▶ **SHORT TASK**
Reproduce precisely the lines between the start of the data below and the line with "const height = 475;", both included.

━━ SOURCE MATERIAL

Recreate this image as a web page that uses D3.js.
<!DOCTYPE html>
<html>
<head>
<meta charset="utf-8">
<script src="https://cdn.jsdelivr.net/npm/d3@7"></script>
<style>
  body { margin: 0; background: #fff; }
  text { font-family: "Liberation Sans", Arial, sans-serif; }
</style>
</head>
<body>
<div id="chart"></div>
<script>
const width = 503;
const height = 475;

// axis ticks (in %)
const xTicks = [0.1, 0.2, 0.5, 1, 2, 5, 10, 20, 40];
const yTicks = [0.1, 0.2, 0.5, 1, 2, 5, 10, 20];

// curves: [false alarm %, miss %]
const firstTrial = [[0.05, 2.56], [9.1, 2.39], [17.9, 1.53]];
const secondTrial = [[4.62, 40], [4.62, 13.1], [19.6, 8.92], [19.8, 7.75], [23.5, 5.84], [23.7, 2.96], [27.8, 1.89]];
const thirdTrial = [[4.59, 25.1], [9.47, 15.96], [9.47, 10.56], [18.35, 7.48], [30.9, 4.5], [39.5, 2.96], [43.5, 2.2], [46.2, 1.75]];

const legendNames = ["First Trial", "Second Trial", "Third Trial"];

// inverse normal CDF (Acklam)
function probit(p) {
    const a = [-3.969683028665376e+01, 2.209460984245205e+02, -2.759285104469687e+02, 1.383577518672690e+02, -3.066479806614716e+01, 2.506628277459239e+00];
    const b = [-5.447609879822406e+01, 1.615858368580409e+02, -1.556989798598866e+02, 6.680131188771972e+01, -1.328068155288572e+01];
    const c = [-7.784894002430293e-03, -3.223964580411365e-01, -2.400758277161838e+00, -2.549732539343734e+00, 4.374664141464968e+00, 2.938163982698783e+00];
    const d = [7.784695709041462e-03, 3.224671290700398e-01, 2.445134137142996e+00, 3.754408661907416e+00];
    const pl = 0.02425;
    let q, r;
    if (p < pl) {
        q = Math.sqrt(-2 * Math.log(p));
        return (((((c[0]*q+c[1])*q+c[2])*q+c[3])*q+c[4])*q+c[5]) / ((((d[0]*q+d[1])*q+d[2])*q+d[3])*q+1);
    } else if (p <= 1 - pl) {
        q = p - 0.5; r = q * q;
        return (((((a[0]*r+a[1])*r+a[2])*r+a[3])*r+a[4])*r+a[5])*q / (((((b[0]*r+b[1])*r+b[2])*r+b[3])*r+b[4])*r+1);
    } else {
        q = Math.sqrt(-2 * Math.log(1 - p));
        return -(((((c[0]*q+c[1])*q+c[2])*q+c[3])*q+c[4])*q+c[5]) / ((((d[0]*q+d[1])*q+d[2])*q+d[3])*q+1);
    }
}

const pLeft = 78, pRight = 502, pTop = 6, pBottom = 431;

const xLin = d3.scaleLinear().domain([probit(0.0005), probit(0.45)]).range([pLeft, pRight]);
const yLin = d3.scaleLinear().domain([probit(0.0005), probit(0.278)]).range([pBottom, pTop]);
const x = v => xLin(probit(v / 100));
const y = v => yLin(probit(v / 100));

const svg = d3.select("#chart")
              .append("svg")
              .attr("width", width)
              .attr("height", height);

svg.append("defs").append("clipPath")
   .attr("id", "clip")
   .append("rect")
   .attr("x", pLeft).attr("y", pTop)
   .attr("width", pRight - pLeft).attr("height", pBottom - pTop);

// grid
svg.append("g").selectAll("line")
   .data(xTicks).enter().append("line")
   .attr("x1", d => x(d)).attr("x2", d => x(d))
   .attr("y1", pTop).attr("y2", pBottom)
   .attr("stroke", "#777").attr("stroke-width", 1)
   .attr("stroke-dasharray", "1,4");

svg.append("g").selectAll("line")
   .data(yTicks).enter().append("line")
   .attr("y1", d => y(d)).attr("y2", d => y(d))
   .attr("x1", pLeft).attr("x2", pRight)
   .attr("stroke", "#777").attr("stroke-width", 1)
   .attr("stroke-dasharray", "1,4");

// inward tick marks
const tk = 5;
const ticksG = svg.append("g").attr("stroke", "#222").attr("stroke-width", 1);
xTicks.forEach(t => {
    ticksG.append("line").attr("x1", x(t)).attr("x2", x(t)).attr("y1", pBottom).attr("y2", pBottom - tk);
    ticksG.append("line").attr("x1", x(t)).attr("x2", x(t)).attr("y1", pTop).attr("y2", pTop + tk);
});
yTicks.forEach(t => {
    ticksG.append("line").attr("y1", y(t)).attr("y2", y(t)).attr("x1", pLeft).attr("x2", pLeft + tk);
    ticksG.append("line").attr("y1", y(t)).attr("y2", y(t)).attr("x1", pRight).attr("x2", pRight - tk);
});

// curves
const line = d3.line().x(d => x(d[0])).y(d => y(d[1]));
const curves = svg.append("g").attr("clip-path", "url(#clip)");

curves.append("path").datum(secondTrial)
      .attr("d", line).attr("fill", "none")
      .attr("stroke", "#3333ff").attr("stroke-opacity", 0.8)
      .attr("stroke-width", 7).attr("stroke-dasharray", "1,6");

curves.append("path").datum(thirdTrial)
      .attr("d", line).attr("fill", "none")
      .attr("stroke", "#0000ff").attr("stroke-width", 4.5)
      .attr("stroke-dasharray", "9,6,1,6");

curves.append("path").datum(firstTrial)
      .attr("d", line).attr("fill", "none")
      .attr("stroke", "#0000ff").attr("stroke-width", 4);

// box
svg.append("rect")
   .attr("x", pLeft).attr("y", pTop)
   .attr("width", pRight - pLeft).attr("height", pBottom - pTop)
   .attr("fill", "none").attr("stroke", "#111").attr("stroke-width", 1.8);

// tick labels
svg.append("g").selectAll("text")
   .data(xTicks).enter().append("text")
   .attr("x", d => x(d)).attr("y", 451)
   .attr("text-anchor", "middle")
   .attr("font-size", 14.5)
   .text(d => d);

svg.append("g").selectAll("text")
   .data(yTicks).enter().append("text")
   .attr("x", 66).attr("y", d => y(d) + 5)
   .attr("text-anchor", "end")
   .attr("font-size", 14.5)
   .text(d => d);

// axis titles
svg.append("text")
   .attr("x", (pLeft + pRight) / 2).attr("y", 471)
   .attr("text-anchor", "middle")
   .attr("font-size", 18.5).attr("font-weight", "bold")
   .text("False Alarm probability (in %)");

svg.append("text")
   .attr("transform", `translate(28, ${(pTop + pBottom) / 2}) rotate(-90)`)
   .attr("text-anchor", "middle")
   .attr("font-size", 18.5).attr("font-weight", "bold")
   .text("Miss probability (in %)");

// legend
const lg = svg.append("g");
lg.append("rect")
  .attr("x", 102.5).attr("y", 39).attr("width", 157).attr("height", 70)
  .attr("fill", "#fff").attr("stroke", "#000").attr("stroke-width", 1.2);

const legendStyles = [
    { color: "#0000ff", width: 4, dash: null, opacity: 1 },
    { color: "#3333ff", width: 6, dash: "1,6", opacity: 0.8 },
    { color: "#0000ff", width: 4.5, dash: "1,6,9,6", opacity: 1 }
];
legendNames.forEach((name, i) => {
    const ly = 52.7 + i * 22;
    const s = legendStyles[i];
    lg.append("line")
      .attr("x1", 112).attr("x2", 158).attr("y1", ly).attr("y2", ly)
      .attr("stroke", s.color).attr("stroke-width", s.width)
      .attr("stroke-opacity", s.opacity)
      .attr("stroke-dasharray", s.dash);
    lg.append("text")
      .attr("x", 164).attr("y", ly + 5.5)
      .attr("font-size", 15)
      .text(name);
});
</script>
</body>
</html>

━━━━

▶ **OUTPUT BELOW**
Recreate this image as a web page that uses D3.js.
<!DOCTYPE html>
<html>
<head>
<meta charset="utf-8">
<script src="https://cdn.jsdelivr.net/npm/d3@7"></script>
<style>
  body { margin: 0; background: #fff; }
  text { font-family: "Liberation Sans", Arial, sans-serif; }
</style>
</head>
<body>
<div id="chart"></div>
<script>
const width = 503;
const height = 475;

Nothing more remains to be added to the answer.